My practical take aways: 1). sensors placed at plant root zones effecting water absorption, and, 2). familiarity with soil sub plots; their influence and interaction they exhibit towards species being irrigated.  
Thank you, Ben
Reply by Ben Faber
on September 6, 2017 at 8:26 AM
Thanks Verne  
If I get it right, sensors need to be placed in representative sites - trees that are typical of the area being irrigated - and they need to be placed in the root zone where water is being taken up.  
They need to be near healthy trees that have a healthy root system.  
They need to be in the root zone, not where it's convenient to read.

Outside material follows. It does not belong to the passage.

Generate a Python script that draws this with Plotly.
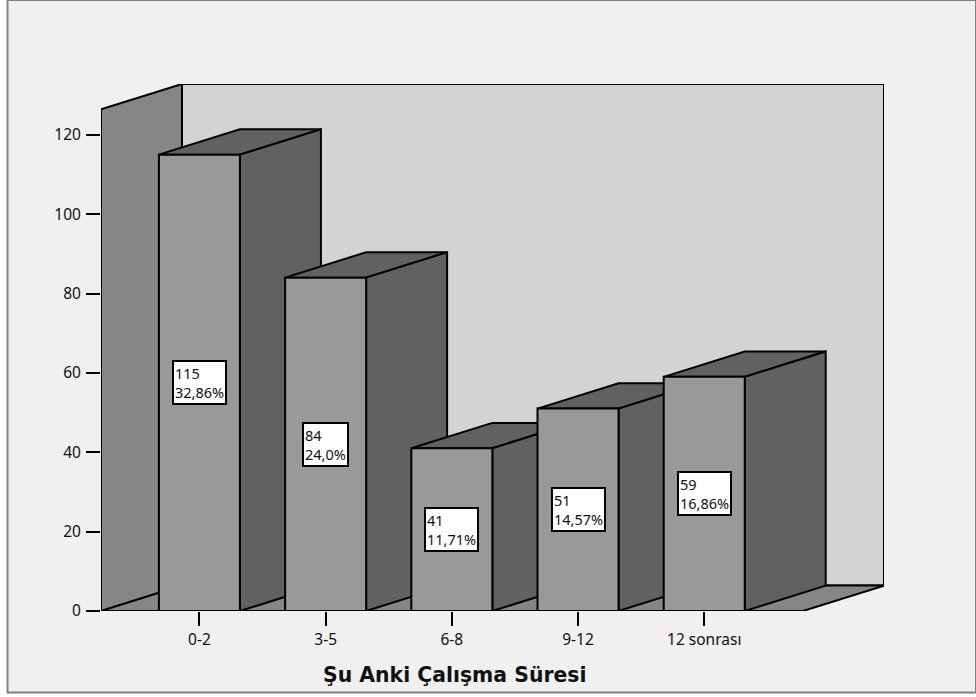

I've seen sensors that are out in the middle of an alley where there are no roots.  
They need to be in the wetted area, not outside of the wetted area.  
And when they are installed, they often destroy the immediate root system, so initial readings are not going to be accurate, because there are not roots there. It takes a while to establish a new balance once the sensor is in place.  
And to the second comment. Sensors are measuring what is at that placement point. Some can read a little further out from that spot, but most are only reading several inches at most the volume of soil around the sensor tip. So if the sensor is in a sandy part of the orchard, it's not going to tell you what's there in a spot that is in a heavier soil part of the orchard. It can reflect the rate of removal by trees of similar dimension since water removal is driven by evapotranspiration. But the sandy soil sensor wont tell you how much water is left in the heavier soil site. It can tell you for that irrigation block when is the best time to irrigate, though, for that whole block.